Planner, officials and residents attend ACI workshop

Express Staff Writer

Four months after Hailey's then-Planning Director presented a new Area of City Impact (ACI) plan to the City Council, the Planning and Zoning Commission and general public are still trying to fully grasp the implications and potential impacts it could have on the city.

The commission held a workshop with around a dozen members of the public on Monday, Nov. 5, to discuss the plan with Blaine County Regional Planner Jeff Adams.

"The issue is made more confusing with the growth aspect," said current Hailey Planning Director Beth Robrahn Tuesday. "The simplified essence of the ACI is to define how county development will impact the city and to allow the city to provide input."

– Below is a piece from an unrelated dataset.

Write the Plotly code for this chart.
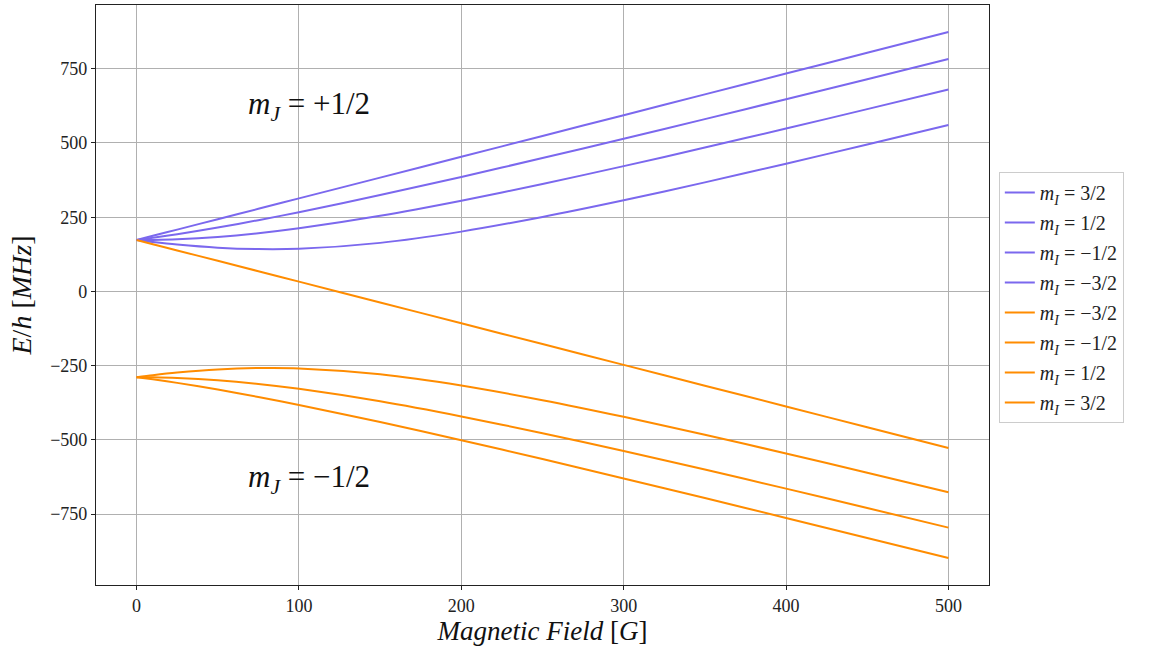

While Robrahn said the ACI could certainly be a useful tool for growth management, as it's the only mechanism in Idaho code that allows for this kind of development collaboration between the city and county, it does not necessarily mandate annexation of designated properties.

"The ACI itself is relatively benign," Robrahn said, explaining that because it sets boundaries around land adjacent to the city, it, therefore, includes land that is eligible for annexation. "There is a connection to annexation, but I think that some people are confused that the ACI and annexation are one and the same."

Instead, by determining the ACI, Robrahn said, the city can get an idea of where and how it would like to grow in the future.

At the workshop, Adams noted that the county has lowered its estimate of the amount of housing needed in the region, but that Hailey still needs to plan for where some additional units would go and how that will affect the city.

However, the workshop did not include any discussion of transfer of development rights, a highly debated program for preserving open lands by concentrating density in and around cities. This had been a major sticking point during previous ACI meetings as Adams recommended their inclusion, despite the fact that an ACI ordinance can be created without any reference to TDRs.

Robrahn said she expects the P&Z will spend at least another two meetings deliberating the ACI issue and that the plan most likely won't make it to the City Council until the beginning of next year.